TaxProf Blog

Editor: Paul L. Caron
Pepperdine University School of Law

Wednesday, April 5, 2017

The IRS Scandal, Day 1427:  54 Applications For Tax-Exempt Status Were Rejected In 2016; One Conservative Group Has Been Waiting For An Answer Since 2009

IRS Logo 2Washington Free Beacon, IRS Denied Tax-Exempt Status to 37 Religious, Charitable Groups in 2016: One Group Has Been Waiting For Tax-Exempt Status For More Than Seven Years:

The Internal Revenue Service denied tax-exempt status to 37 religious, charitable, and educational organizations in 2016, according to recent data from the agency.

The IRS rejected a total of 54 applications for tax-exempt status in 2016. Groups applying for 501(c)3 status, which applies to non-profits whose mission is religious or charitable in nature, comprised 69 percent of denials.

Nearly 85,000 groups applied for 501(c)3 status in 2016. Of those applications, 79,545 were approved, 37 were denied, and 5,006 were not adjudicated. According to the IRS, the 5,006 applications that were not adjudicated in 2016 were either withdrawn by the organization, did not include required information, were incomplete, or were IRS correction disposals. ...

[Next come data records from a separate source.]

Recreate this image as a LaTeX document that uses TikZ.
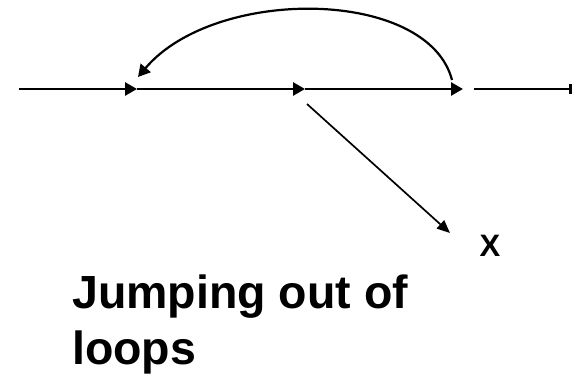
\documentclass[tikz,border=0pt]{standalone}
\usepackage{fontspec}
\setmainfont{Liberation Sans}
\usetikzlibrary{arrows.meta}

\begin{document}
\begin{tikzpicture}[x=1pt, y=-1pt, >={Triangle[length=12pt,width=13pt]}, line cap=butt]
\useasboundingbox (0,0) rectangle (573,378);
\tikzset{
  flow/.style={line width=2.7pt, ->},
  jumpback/.style={line width=2.2pt, ->},
  exitline/.style={line width=1.7pt, -{Triangle[length=13pt,width=11pt]}},
  bigtext/.style={font=\bfseries\fontsize{46.5}{56}\selectfont, inner sep=0pt, anchor=base west}
}
% ---------- straight line with the steps ----------
\coordinate (s0) at (19,89);
\coordinate (s1) at (137,89);
\coordinate (s2) at (305,89);
\coordinate (s3) at (463,89);
\coordinate (t0) at (474,89);
\coordinate (t1) at (572,89);
\draw[flow] (s0) -- (s1);
\draw[flow] (s1) -- (s2);
\draw[flow] (s2) -- (s3);
\draw[line width=2.7pt, -{Bar[width=10pt]}] (t0) -- (t1);
% ---------- jump back ----------
\coordinate (jb0) at (452,80);
\coordinate (jb1) at (138,77);
\draw[jumpback] (jb0) .. controls (428,-12) and (215,-14) .. (jb1);
% ---------- jump out ----------
\coordinate (jo0) at (307,104);
\node[font=\bfseries\fontsize{31}{36}\selectfont, inner sep=0pt, anchor=base] (xout) at (490,256) {X};
\coordinate (jo1) at (450,233);
\draw[exitline] (jo0) -- (jo1);
% ---------- caption ----------
\node[bigtext] (cap1) at (72,308) {Jumping out of};
\node[bigtext] (cap2) at (72,364) {loops};
\end{tikzpicture}
\end{document}
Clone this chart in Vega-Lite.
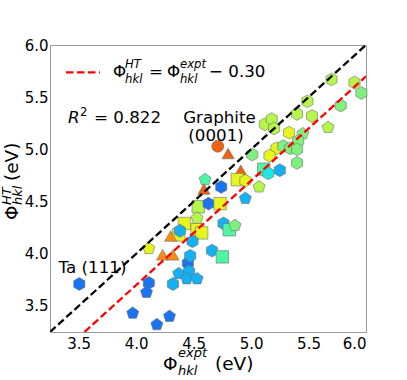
{
  "$schema": "https://vega.github.io/schema/vega-lite/v6.json",
  "width": 316,
  "height": 287,
  "autosize": "none",
  "padding": {"left": 50, "top": 45, "right": 41, "bottom": 48},
  "background": "white",
  "config": {
    "view": {"stroke": "#999999", "strokeWidth": 1},
    "font": "DejaVu Sans",
    "axis": {"grid": false, "domain": false, "ticks": false, "labelFont": "DejaVu Sans", "labelFontSize": 15, "labelColor": "#000000", "title": null}
  },
  "layer": [
    {
      "mark": {"type": "rect", "fill": "white", "fillOpacity": 0.8, "stroke": "#cccccc", "strokeWidth": 1, "cornerRadius": 4},
      "encoding": {
        "x": {"datum": 3.331, "type": "quantitative", "scale": {"domain": [3.25, 6.0], "nice": false, "zero": false}, "axis": {"values": [3.5, 4.0, 4.5, 5.0, 5.5, 6.0], "format": ".1f", "labelPadding": 4}},
        "x2": {"datum": 5.18},
        "y": {"datum": 5.576, "type": "quantitative", "scale": {"domain": [3.25, 6.0], "nice": false, "zero": false}, "axis": {"values": [3.5, 4.0, 4.5, 5.0, 5.5, 6.0], "format": ".1f", "labelPadding": 2}},
        "y2": {"datum": 5.92}
      }
    },
    {
      "data": {"values": [
        {"x": 5.70, "y": 5.67, "s": "hex", "c": "L"},
        {"x": 5.90, "y": 5.64, "s": "hex", "c": "L"},
        {"x": 5.96, "y": 5.54, "s": "hex", "c": "G"},
        {"x": 5.78, "y": 5.42, "s": "hex", "c": "G"},
        {"x": 5.49, "y": 5.46, "s": "hex", "c": "L"},
        {"x": 5.40, "y": 5.34, "s": "hex", "c": "L"},
        {"x": 5.53, "y": 5.32, "s": "hex", "c": "L"},
        {"x": 5.67, "y": 5.21, "s": "pent", "c": "L"},
        {"x": 5.12, "y": 5.24, "s": "hex", "c": "L"},
        {"x": 5.18, "y": 5.29, "s": "hex", "c": "L"},
        {"x": 5.20, "y": 5.20, "s": "hex", "c": "L"},
        {"x": 5.33, "y": 5.16, "s": "hex", "c": "Y"},
        {"x": 5.45, "y": 5.15, "s": "pent", "c": "G"},
        {"x": 5.41, "y": 5.08, "s": "hex", "c": "G"},
        {"x": 5.22, "y": 5.01, "s": "hex", "c": "Y"},
        {"x": 5.16, "y": 4.94, "s": "hex", "c": "Y"},
        {"x": 5.28, "y": 5.03, "s": "hex", "c": "G"},
        {"x": 5.34, "y": 5.01, "s": "hex", "c": "G"},
        {"x": 5.40, "y": 5.00, "s": "hex", "c": "G"},
        {"x": 5.01, "y": 4.95, "s": "hex", "c": "G"},
        {"x": 5.40, "y": 4.87, "s": "hex", "c": "G"},
        {"x": 5.11, "y": 4.81, "s": "square", "c": "A"},
        {"x": 5.15, "y": 4.77, "s": "hex", "c": "T"},
        {"x": 5.25, "y": 4.80, "s": "hex", "c": "C"},
        {"x": 4.71, "y": 5.03, "s": "circle", "c": "R"},
        {"x": 4.80, "y": 4.96, "s": "tri", "c": "R"},
        {"x": 4.91, "y": 4.80, "s": "tri", "c": "R"},
        {"x": 4.88, "y": 4.71, "s": "square", "c": "Y"},
        {"x": 4.95, "y": 4.70, "s": "hex", "c": "Y"},
        {"x": 5.07, "y": 4.64, "s": "pent", "c": "L"},
        {"x": 4.60, "y": 4.71, "s": "pent", "c": "A"},
        {"x": 4.59, "y": 4.62, "s": "tri", "c": "R"},
        {"x": 4.74, "y": 4.64, "s": "hex", "c": "B"},
        {"x": 4.95, "y": 4.53, "s": "pent", "c": "C"},
        {"x": 4.54, "y": 4.45, "s": "square", "c": "L"},
        {"x": 4.63, "y": 4.48, "s": "hex", "c": "B"},
        {"x": 4.73, "y": 4.48, "s": "square", "c": "Y"},
        {"x": 4.53, "y": 4.34, "s": "pent", "c": "L"},
        {"x": 4.42, "y": 4.29, "s": "square", "c": "Y"},
        {"x": 4.53, "y": 4.23, "s": "square", "c": "Y"},
        {"x": 4.57, "y": 4.20, "s": "square", "c": "Y"},
        {"x": 4.37, "y": 4.18, "s": "square", "c": "Y"},
        {"x": 4.30, "y": 4.17, "s": "tri", "c": "O"},
        {"x": 4.38, "y": 4.22, "s": "hex", "c": "C"},
        {"x": 4.49, "y": 4.12, "s": "hex", "c": "C"},
        {"x": 4.76, "y": 4.29, "s": "hex", "c": "C"},
        {"x": 4.81, "y": 4.23, "s": "square", "c": "A"},
        {"x": 4.86, "y": 4.27, "s": "pent", "c": "G"},
        {"x": 4.11, "y": 4.05, "s": "pent", "c": "Y"},
        {"x": 4.23, "y": 3.99, "s": "tri", "c": "O"},
        {"x": 4.32, "y": 3.99, "s": "tri", "c": "O"},
        {"x": 4.45, "y": 3.91, "s": "hex", "c": "B"},
        {"x": 4.47, "y": 3.98, "s": "hex", "c": "C"},
        {"x": 4.66, "y": 4.03, "s": "hex", "c": "C"},
        {"x": 4.75, "y": 3.97, "s": "square", "c": "A"},
        {"x": 4.37, "y": 3.81, "s": "pent", "c": "C"},
        {"x": 4.46, "y": 3.83, "s": "hex", "c": "C"},
        {"x": 4.44, "y": 3.76, "s": "pent", "c": "C"},
        {"x": 4.53, "y": 3.76, "s": "pent", "c": "C"},
        {"x": 4.32, "y": 3.71, "s": "hex", "c": "C"},
        {"x": 4.11, "y": 3.72, "s": "hex", "c": "B"},
        {"x": 4.09, "y": 3.63, "s": "pent", "c": "B"},
        {"x": 3.97, "y": 3.43, "s": "pent", "c": "B"},
        {"x": 4.29, "y": 3.40, "s": "pent", "c": "B"},
        {"x": 4.18, "y": 3.32, "s": "pent", "c": "B"},
        {"x": 3.505, "y": 3.71, "s": "hex", "c": "B"}
      ]},
      "mark": {"type": "point", "filled": true, "opacity": 1, "stroke": "#6f6f6f", "strokeOpacity": 0.6, "strokeWidth": 1},
      "encoding": {
        "x": {"field": "x", "type": "quantitative"},
        "y": {"field": "y", "type": "quantitative"},
        "color": {"field": "c", "type": "nominal", "legend": null, "scale": {"domain": ["B", "C", "T", "A", "G", "L", "Y", "O", "R"], "range": ["#1a73f0", "#16b0f2", "#1ee8e4", "#4ff5a5", "#7ff07f", "#b6f54c", "#e5f51e", "#fa8c14", "#f0620f"]}},
        "shape": {"field": "s", "type": "nominal", "legend": null, "scale": {"domain": ["hex", "pent", "square", "tri", "circle"], "range": ["M0,-1L0.866,-0.5L0.866,0.5L0,1L-0.866,0.5L-0.866,-0.5Z", "M0,-1L0.951,-0.309L0.588,0.809L-0.588,0.809L-0.951,-0.309Z", "square", "triangle-up", "circle"]}},
        "size": {"field": "s", "type": "ordinal", "legend": null, "scale": {"domain": ["hex", "pent", "square", "tri", "circle"], "range": [165, 145, 135, 150, 140]}}
      }
    },
    {
      "data": {"values": [{"x": 3.25, "y": 3.25}, {"x": 6.0, "y": 6.0}]},
      "mark": {"type": "line", "color": "#000000", "strokeWidth": 2.3, "strokeDash": [7.5, 3.5], "clip": true},
      "encoding": {"x": {"field": "x", "type": "quantitative"}, "y": {"field": "y", "type": "quantitative"}}
    },
    {
      "data": {"values": [{"x": 3.55, "y": 3.25}, {"x": 6.0, "y": 5.7}]},
      "mark": {"type": "line", "color": "#ff0000", "strokeWidth": 2.3, "strokeDash": [7.5, 3.5], "clip": true},
      "encoding": {"x": {"field": "x", "type": "quantitative"}, "y": {"field": "y", "type": "quantitative"}}
    },
    {
      "data": {"values": [{"x": 3.389, "y": 5.738}, {"x": 3.685, "y": 5.738}]},
      "mark": {"type": "line", "color": "#ff0000", "strokeWidth": 2.3, "strokeDash": [7.5, 3.5]},
      "encoding": {"x": {"field": "x", "type": "quantitative"}, "y": {"field": "y", "type": "quantitative"}}
    },
    {
      "data": {"values": [
        {"x": 3.798, "y": 5.741, "t": "Φ"},
        {"x": 4.112, "y": 5.741, "t": "="},
        {"x": 4.268, "y": 5.741, "t": "Φ"},
        {"x": 4.634, "y": 5.741, "t": "− 0.30"},
        {"x": 3.633, "y": 5.296, "t": "= 0.822"}
      ]},
      "mark": {"type": "text", "align": "left", "baseline": "middle", "fontSize": 16.7, "font": "DejaVu Sans", "color": "#000000"},
      "encoding": {"x": {"field": "x", "type": "quantitative"}, "y": {"field": "y", "type": "quantitative"}, "text": {"field": "t"}}
    },
    {
      "data": {"values": [
        {"x": 4.725, "y": 5.302, "t": "Graphite"},
        {"x": 4.695, "y": 5.124, "t": "(0001)"},
        {"x": 3.62, "y": 3.861, "t": "Ta (111)"}
      ]},
      "mark": {"type": "text", "align": "center", "baseline": "middle", "fontSize": 16.7, "font": "DejaVu Sans", "color": "#000000"},
      "encoding": {"x": {"field": "x", "type": "quantitative"}, "y": {"field": "y", "type": "quantitative"}, "text": {"field": "t"}}
    },
    {
      "data": {"values": [{"x": 3.407, "y": 5.296, "t": "R"}]},
      "mark": {"type": "text", "align": "left", "baseline": "middle", "fontSize": 16.7, "fontStyle": "italic", "font": "DejaVu Sans", "color": "#000000"},
      "encoding": {"x": {"field": "x", "type": "quantitative"}, "y": {"field": "y", "type": "quantitative"}, "text": {"field": "t"}}
    },
    {
      "data": {"values": [{"x": 3.511, "y": 5.358, "t": "2"}]},
      "mark": {"type": "text", "align": "left", "baseline": "middle", "fontSize": 11.7, "font": "DejaVu Sans", "color": "#000000"},
      "encoding": {"x": {"field": "x", "type": "quantitative"}, "y": {"field": "y", "type": "quantitative"}, "text": {"field": "t"}}
    },
    {
      "data": {"values": [
        {"x": 3.903, "y": 5.818, "t": "HT"},
        {"x": 3.903, "y": 5.674, "t": "hkl"},
        {"x": 4.381, "y": 5.818, "t": "expt"},
        {"x": 4.381, "y": 5.674, "t": "hkl"}
      ]},
      "mark": {"type": "text", "align": "left", "baseline": "middle", "fontSize": 11.7, "fontStyle": "italic", "font": "DejaVu Sans", "color": "#000000"},
      "encoding": {"x": {"field": "x", "type": "quantitative"}, "y": {"field": "y", "type": "quantitative"}, "text": {"field": "t"}}
    },
    {
      "data": {"values": [
        {"x": 4.233, "y": 2.944, "t": "Φ"},
        {"x": 4.686, "y": 2.944, "t": "(eV)"}
      ]},
      "mark": {"type": "text", "align": "left", "baseline": "middle", "fontSize": 18.5, "font": "DejaVu Sans", "color": "#000000"},
      "encoding": {"x": {"field": "x", "type": "quantitative"}, "y": {"field": "y", "type": "quantitative"}, "text": {"field": "t"}}
    },
    {
      "data": {"values": [
        {"x": 4.364, "y": 3.05, "t": "expt"},
        {"x": 4.364, "y": 2.877, "t": "hkl"}
      ]},
      "mark": {"type": "text", "align": "left", "baseline": "middle", "fontSize": 13, "fontStyle": "italic", "font": "DejaVu Sans", "color": "#000000"},
      "encoding": {"x": {"field": "x", "type": "quantitative"}, "y": {"field": "y", "type": "quantitative"}, "text": {"field": "t"}}
    },
    {
      "data": {"values": [
        {"x": 2.915, "y": 4.324, "t": "Φ"},
        {"x": 2.915, "y": 4.697, "t": "(eV)"}
      ]},
      "mark": {"type": "text", "align": "left", "baseline": "middle", "angle": 270, "fontSize": 18.5, "font": "DejaVu Sans", "color": "#000000"},
      "encoding": {"x": {"field": "x", "type": "quantitative"}, "y": {"field": "y", "type": "quantitative"}, "text": {"field": "t"}}
    },
    {
      "data": {"values": [
        {"x": 2.872, "y": 4.467, "t": "HT"},
        {"x": 2.97, "y": 4.467, "t": "hkl"}
      ]},
      "mark": {"type": "text", "align": "left", "baseline": "middle", "angle": 270, "fontSize": 13, "fontStyle": "italic", "font": "DejaVu Sans", "color": "#000000"},
      "encoding": {"x": {"field": "x", "type": "quantitative"}, "y": {"field": "y", "type": "quantitative"}, "text": {"field": "t"}}
    }
  ]
}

As early as 2010, the IRS began targeting applicants for tax-exempt status based on their political ideology, delaying the applications of some Tea Party and conservative groups before the 2012 presidential election. To this day, some groups are still waiting for their tax-exempt status to be approved.

Attorney Jordan Sekulow, executive director of the American Center for Law and Justice, represents 37 conservative and pro-life nonprofit organizations encountered opposition from the IRS in getting their tax-exempt status approved. One of these groups is still waiting for determination after filing for tax-exempt status in December 2009, which means it has been waiting for more than seven years. ...

Sekulow said IRS Commissioner John Koskinen, who has led the agency since 2013, needs to be replaced by someone who Congress and the American people can trust. "We've had a very firm position at the ACLJ, we believe that there needs to be total reform at the IRS, and the institution is incapable of self-correcting," Sekulow said. "That means people like Koskinen and a lot of the bureaucrats like Lois Lerner that run the [exempt organizations division] and the different departments within the IRS need to be changed."

Sekulow said Koskinen missed an opportunity to clean up the IRS and was too protective of the agency and its officials. Koskinen's term ends at the end of November 2017, though he said late last year he would resign at the request of President Donald Trump. Sekulow said added pressure from Congress to impeach the commissioner could encourage Trump to take him up on his offer. ...

"You shouldn't have to be afraid that the IRS will target you because of your political beliefs or your religious beliefs," he said. "So that's why we believe continued pressure from Congress, I think, President Trump would appreciate that because it would give him the momentum to make that decision and it would work in tandem. You would have Congress calling for it and the president taking action on it."

The IRS did not respond to requests for comment.